Я подошел к самой опушке, где лесная дорога выходила на Минское шоссе. Вдруг в пяти шагах от меня на шоссе выскочил боец с винтовкой, с сумасшедшими, вылезающими из орбит глазами и закричал сдавленным, срывающимся голосом:
– Бегите! Немцы окружили! Пропали!
Кто-то из командиров, стоявших рядом со мной, закричал:
– Стреляй в него, в паникера! – и, вытащив револьвер, стал стрелять.
Я тоже вынул наган, который получил час назад, и тоже стал стрелять по бегущему. Сейчас мне кажется, что это был, наверно, сумасшедший человек, с психикой, не выдержавшей страшных испытаний этого дня. Но тогда я об этом не думал, а просто стрелял в него.
Очевидно, мы в него не попали, потому что он побежал дальше. Какой-то капитан выскочил ему наперерез на дорогу и, пытаясь задержать, схватил за винтовку. После борьбы красноармеец вырвал винтовку. Она выстрелила. Еще больше испугавшись этого выстрела, он, как затравленный, оглянулся и кинулся со штыком на капитана. Тот вытащил наган и уложил его. Три или четыре человека молча стащили тело с дороги.
Над шоссе опять пошли немецкие самолеты, и все снова легли на землю или в щели.
Потом помню двух человек – полкового комиссара и бриг-военврача, которые вели за собой через лес под командой человек полтораста выпускников Военно-медицинской академии. Я так и не понял: не то они практиковались в Минске, не то их зачем-то под командой отправили в Минск, и теперь, потеряв по дороге уже двадцать человек во время бомбежек и обстрелов, они шли обратно на Оршу. Они искали начальство, просили им чем-нибудь помочь, но кто и чем мог им тут помочь? Им просто предложили идти дальше. И они так и сделали – пошли.
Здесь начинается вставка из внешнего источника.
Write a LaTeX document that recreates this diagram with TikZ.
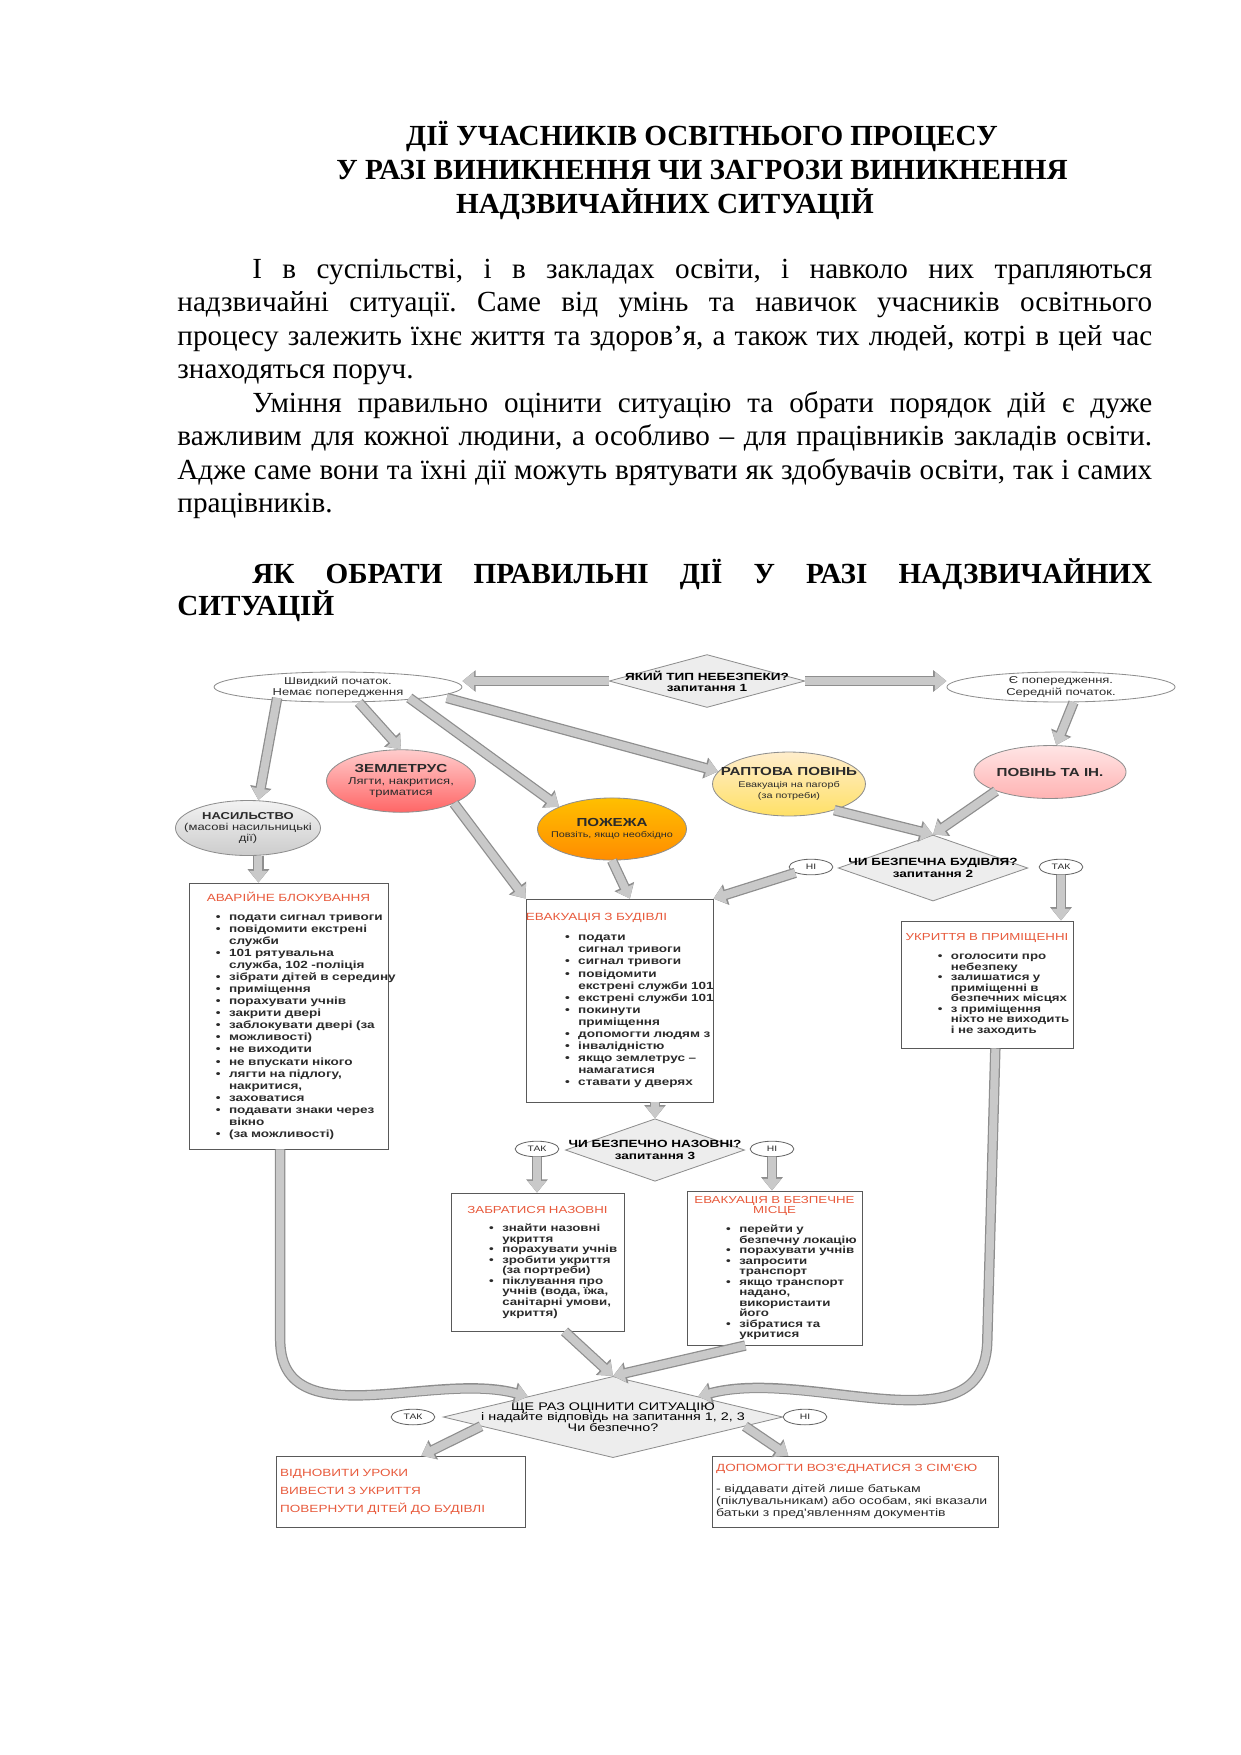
\documentclass[tikz,border=0pt]{standalone}
\usepackage{fontspec}
\setmainfont{Liberation Serif}
\newfontfamily\dg[FakeStretch=1.3]{Liberation Sans}
\usetikzlibrary{shapes.geometric, arrows.meta}
\definecolor{redtxt}{HTML}{E85A3C}
\definecolor{barfill}{HTML}{C9C9C9}
\definecolor{baredge}{HTML}{8E8E8E}
\definecolor{askfill}{HTML}{EDEDED}
\definecolor{dgtext}{HTML}{2B2B2B}
\newlength{\bi}
\newcommand{\bul}[1]{\hspace*{\bi}\makebox[6.3pt][l]{\textbullet}\mbox{#1}}
\newcommand{\cnt}[1]{\hspace*{\bi}\hspace*{6.3pt}\mbox{#1}}
\frenchspacing

\begin{document}
\begin{tikzpicture}[x=0.48pt, y=-0.48pt,
  oval/.style={ellipse, draw=baredge, inner sep=-30pt, align=center, text=dgtext, font=\dg\fontsize{4.8}{5.4}\selectfont},
  ask/.style={diamond, draw=baredge, fill=askfill, inner sep=-40pt, align=center, text=black, font=\dg\bfseries\fontsize{5}{5.4}\selectfont},
  yn/.style={ellipse, draw=black!60, fill=white, minimum width=21pt, minimum height=7.5pt, inner sep=-10pt, text=dgtext, font=\dg\fontsize{3.8}{4}\selectfont},
  card/.style={rectangle, draw=black!65, fill=white, inner sep=2pt, align=left, text=dgtext, execute at begin node={\setlength{\bi}{#1}}},
  bar/.style={line width=3.8pt, draw=barfill, -{Triangle[length=5.6pt,width=8.4pt]}, preaction={draw=baredge, line width=5pt, -{Triangle[length=6.4pt,width=10pt]}}},
]
\useasboundingbox (0,0) rectangle (1241,1755);

\node[anchor=base, font=\bfseries\fontsize{14}{16}\selectfont] (title1) at (702,145) {ДІЇ УЧАСНИКІВ ОСВІТНЬОГО ПРОЦЕСУ};
\node[anchor=base, font=\bfseries\fontsize{14}{16}\selectfont] (title2) at (702,179) {У РАЗІ ВИНИКНЕННЯ ЧИ ЗАГРОЗИ ВИНИКНЕННЯ};
\node[anchor=base, font=\bfseries\fontsize{14}{16}\selectfont] (title3) at (665,213) {НАДЗВИЧАЙНИХ СИТУАЦІЙ};

\node[anchor=base west, text width=467.9pt, align=justify, inner sep=0pt, font=\fontsize{14}{16.11}\selectfont] (intro) at (177,278) {\hspace*{36pt}І в суспільстві, і в закладах освіти, і навколо них трапляються\linebreak
надзвичайні ситуації. Саме від умінь та навичок учасників освітнього\linebreak
процесу залежить їхнє життя та здоров’я, а також тих людей, котрі в цей час\linebreak
знаходяться поруч.\par
\hspace*{36pt}Уміння правильно оцінити ситуацію та обрати порядок дій є дуже\linebreak
важливим для кожної людини, а особливо – для працівників закладів освіти.\linebreak
Адже саме вони та їхні дії можуть врятувати як здобувачів освіти, так і самих\linebreak
працівників.};

\node[anchor=base west, text width=467.9pt, align=justify, inner sep=0pt, font=\bfseries\fontsize{14}{15.6}\selectfont] (howto) at (177,583) {\hspace*{36pt}ЯК ОБРАТИ ПРАВИЛЬНІ ДІЇ У РАЗІ НАДЗВИЧАЙНИХ\linebreak
СИТУАЦІЙ};

\node[oval, fill=white, minimum width=119pt, minimum height=14.4pt] (fast) at (338,687) {Швидкий початок.\\Немає попередження};
\node[ask, minimum width=94pt, minimum height=25.4pt] (q1) at (707,681) {ЯКИЙ ТИП НЕБЕЗПЕКИ?\\запитання 1};
\node[oval, fill=white, minimum width=109.5pt, minimum height=14.4pt] (warn) at (1061,687) {Є попередження.\\Середній початок.};

\node[oval, top color=red!20, bottom color=red!60, minimum width=71.5pt, minimum height=30pt] (zeml) at (401,781) {\textbf{\fontsize{5.6}{6.4}\selectfont ЗЕМЛЕТРУС}\\Лягти, накритися,\\триматися};
\node[oval, top color=gray!10, bottom color=gray!40, minimum width=69.6pt, minimum height=26.4pt] (nasyl) at (248,828) {\textbf{НАСИЛЬСТВО}\\(масові насильницькі\\дії)};
\node[oval, top color=orange!50!yellow, bottom color=orange!90!yellow, minimum width=71.5pt, minimum height=29.8pt] (pozh) at (612,829) {\textbf{\fontsize{5.6}{6.4}\selectfont ПОЖЕЖА}\\{\fontsize{4}{4.6}\selectfont Повзіть, якщо необхідно}};
\node[oval, top color=yellow!30!orange!20, bottom color=yellow!60!orange!60, minimum width=73.4pt, minimum height=30.7pt] (rapt) at (789,784) {\textbf{\fontsize{5.6}{6.4}\selectfont РАПТОВА ПОВІНЬ}\\{\fontsize{4}{4.6}\selectfont Евакуація на пагорб}\\{\fontsize{4}{4.6}\selectfont (за потреби)}};
\node[oval, top color=red!10, bottom color=red!30, minimum width=73pt, minimum height=25.4pt] (povin) at (1050,772) {\textbf{\fontsize{5.6}{6.4}\selectfont ПОВІНЬ ТА ІН.}};

\node[ask, minimum width=91pt, minimum height=31.7pt] (q2) at (933,868) {ЧИ БЕЗПЕЧНА БУДІВЛЯ?\\запитання 2};
\node[yn] (q2no) at (811,867) {НІ};
\node[yn] (q2yes) at (1061,867) {ТАК};

\node[card=10.9pt, text width=91.5pt, minimum height=127.7pt, font=\dg\bfseries\fontsize{5}{5.8}\selectfont] (blok) at (288.5,1016) {\makebox[\linewidth]{\mdseries\color{redtxt}АВАРІЙНЕ БЛОКУВАННЯ}\\[3pt]
\bul{подати сигнал тривоги}\\
\bul{повідомити екстрені}\\
\cnt{служби}\\
\bul{101 рятувальна}\\
\cnt{служба, 102 -поліція}\\
\bul{зібрати дітей в середину}\\
\bul{приміщення}\\
\bul{порахувати учнів}\\
\bul{закрити двері}\\
\bul{заблокувати двері (за}\\
\bul{можливості)}\\
\bul{не виходити}\\
\bul{не впускати нікого}\\
\bul{лягти на підлогу,}\\
\cnt{накритися,}\\
\bul{заховатися}\\
\bul{подавати знаки через}\\
\cnt{вікно}\\
\bul{(за можливості)}};

\node[card=16.8pt, text width=85.8pt, minimum height=97.4pt, font=\dg\bfseries\fontsize{5}{5.8}\selectfont] (evak) at (619.5,1000.5) {\hspace*{-2pt}{\mdseries\color{redtxt}ЕВАКУАЦІЯ З БУДІВЛІ}\\[4pt]
\bul{подати}\\
\cnt{сигнал тривоги}\\
\bul{сигнал тривоги}\\
\bul{повідомити}\\
\cnt{екстрені служби 101}\\
\bul{екстрені служби 101}\\
\bul{покинути}\\
\cnt{приміщення}\\
\bul{допомогти людям з}\\
\bul{інвалідністю}\\
\bul{якщо землетрус –}\\
\cnt{намагатися}\\
\bul{ставати у дверях}};

\node[card=15.7pt, text width=78.6pt, minimum height=61pt, font=\dg\bfseries\fontsize{4.9}{5.05}\selectfont] (ukr) at (987,984.5) {\makebox[\linewidth]{\mdseries\color{redtxt}УКРИТТЯ В ПРИМІЩЕННІ}\\[4pt]
\bul{оголосити про}\\
\cnt{небезпеку}\\
\bul{залишатися у}\\
\cnt{приміщенні в}\\
\cnt{безпечних місцях}\\
\bul{з приміщення}\\
\cnt{ніхто не виходить}\\
\cnt{і не заходить}};

\node[ask, minimum width=86pt, minimum height=30pt] (q3) at (655,1150) {ЧИ БЕЗПЕЧНО НАЗОВНІ?\\запитання 3};
\node[yn] (q3yes) at (537,1149) {ТАК};
\node[yn] (q3no) at (772,1149) {НІ};

\node[card=16.3pt, text width=79pt, minimum height=66.2pt, font=\dg\bfseries\fontsize{4.9}{5.05}\selectfont] (naz) at (537.5,1262) {\makebox[\linewidth]{\mdseries\color{redtxt}ЗАБРАТИСЯ НАЗОВНІ}\\[4pt]
\bul{знайти назовні}\\
\cnt{укриття}\\
\bul{порахувати учнів}\\
\bul{зробити укриття}\\
\cnt{(за портреби)}\\
\bul{піклування про}\\
\cnt{учнів (вода, їжа,}\\
\cnt{санітарні умови,}\\
\cnt{укриття)}};

\node[card=16.8pt, text width=80pt, minimum height=74pt, font=\dg\bfseries\fontsize{4.9}{5.05}\selectfont] (misce) at (774.5,1268) {\makebox[\linewidth]{\mdseries\color{redtxt}ЕВАКУАЦІЯ В БЕЗПЕЧНЕ}\\
\makebox[\linewidth]{\mdseries\color{redtxt}МІСЦЕ}\\[4pt]
\bul{перейти у}\\
\cnt{безпечну локацію}\\
\bul{порахувати учнів}\\
\bul{запросити}\\
\cnt{транспорт}\\
\bul{якщо транспорт}\\
\cnt{надано,}\\
\cnt{використаити}\\
\cnt{його}\\
\bul{зібратися та}\\
\cnt{укритися}};

\node[ask, minimum width=163pt, minimum height=39pt, font=\dg\fontsize{5.3}{5.1}\selectfont] (q4) at (613,1417) {ЩЕ РАЗ ОЦІНИТИ СИТУАЦІЮ\\і надайте відповідь на запитання 1, 2, 3\\Чи безпечно?};
\node[yn] (q4yes) at (413,1417) {ТАК};
\node[yn] (q4no) at (805,1417) {НІ};

\node[card=0pt, text width=115.5pt, minimum height=34pt, text=redtxt, font=\dg\fontsize{5}{8.6}\selectfont] (resume) at (400.5,1491.5) {ВІДНОВИТИ УРОКИ\\ВИВЕСТИ З УКРИТТЯ\\ПОВЕРНУТИ ДІТЕЙ ДО БУДІВЛІ};
\node[card=0pt, text width=133.3pt, minimum height=34pt, font=\dg\fontsize{5.2}{4.6}\selectfont] (family) at (855,1491.5) {{\color{redtxt}\fontsize{5}{5}\selectfont ДОПОМОГТИ ВОЗ'ЄДНАТИСЯ З СІМ'ЄЮ}\\[4pt]
- віддавати дітей лише батькам\\
(піклувальникам) або особам, які вказали\\
батьки з пред'явленням документів};

\draw[bar] (q1.west) -- (q1.west -| fast.east);
\draw[bar] (q1.east) -- (q1.east -| warn.west);
\draw[bar] ([xshift=13pt]fast.south west) -- ([xshift=5pt]nasyl.north);
\draw[bar] ([xshift=5pt]nasyl.south) -- ([xshift=5pt]nasyl.south |- blok.north);
\draw[bar] ([xshift=10pt]fast.south) -- (zeml.north);
\draw[bar] (zeml.south east) -- (evak.north west);
\draw[bar] ([xshift=-8pt]fast.south east) -- (pozh.north west);
\draw[bar] (pozh.south) -- ([xshift=5pt]evak.north);
\draw[bar] ([xshift=10pt]fast.south east) -- (rapt.170);
\draw[bar] (rapt.-30) -- (q2.north);
\draw[bar] ([xshift=6pt]warn.south) -- ([xshift=3pt]povin.north);
\draw[bar] (povin.south west) -- (q2.north);
\draw[bar] (q2no.south west) -- (evak.north east);
\draw[bar] (q2yes.south) -- (q2yes.south |- ukr.north);
\draw[bar] (q3.north |- evak.south) -- (q3.north);
\draw[bar] (q3yes.south) -- (q3yes.south |- naz.north);
\draw[bar] (q3no.south) -- (q3no.south |- misce.north);
\draw[bar] ([xshift=13pt]naz.south) -- (q4.north);
\draw[bar] ([xshift=-14pt]misce.south) -- (q4.north);
\draw[bar] ([xshift=-4pt]blok.south) -- ++(0,190) to[out=-90,in=165] (q4.north west);
\draw[bar] ([xshift=4pt]ukr.south) -- ++(-8,290) to[out=-90,in=15] (q4.north east);
\draw[bar] (q4.184) -- ([xshift=10pt]resume.north);
\draw[bar] (q4.-4) -- ([xshift=-32pt]family.north);
\end{tikzpicture}
\end{document}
Потом еще через час военюрист подошел ко мне и сказал:
– Вы ведь, кажется, писатель?
Я сказал, что да.
– Вот помогите тут определить одного человека. Он по вашей части, если не врет. Он все документы и военный билет со страху порвал, но говорит, что работал в Союзе писателей в Минске. Может, это и правда?
Я подошел к этому человеку. Он был такой обросший, грязный, измученный, что по его виду нельзя было разобрать, сколько ему лет – тридцать или пятьдесят. Я стал расспрашивать его. Оказалось, что это работник Союза писателей в Минске, тот самый человек, который в мирное время доставал билеты на поезда и устраивал номера в гостинице.
Для очистки совести – хотя я ему сразу поверил – я стал выяснять у него какие-то подробности про Кондрата Крапиву: когда Кондрат Крапива ездил в Москву? Я сам никогда не видел Кондрата Крапиву, но вспомнил числа, в которые он весной должен был приехать на конференцию драматургов в Москву. Человек ответил на мой вопрос настолько точно, что сомнений не оставалось: он был именно тем, за кого себя выдавал.
А я вдруг вспомнил, как что-то совершенно дикое и нелепое, обсуждение своей пьесы «Парень из нашего города». Совсем недавно на конференции в клубе писателей доклад, выступления, какие-то споры.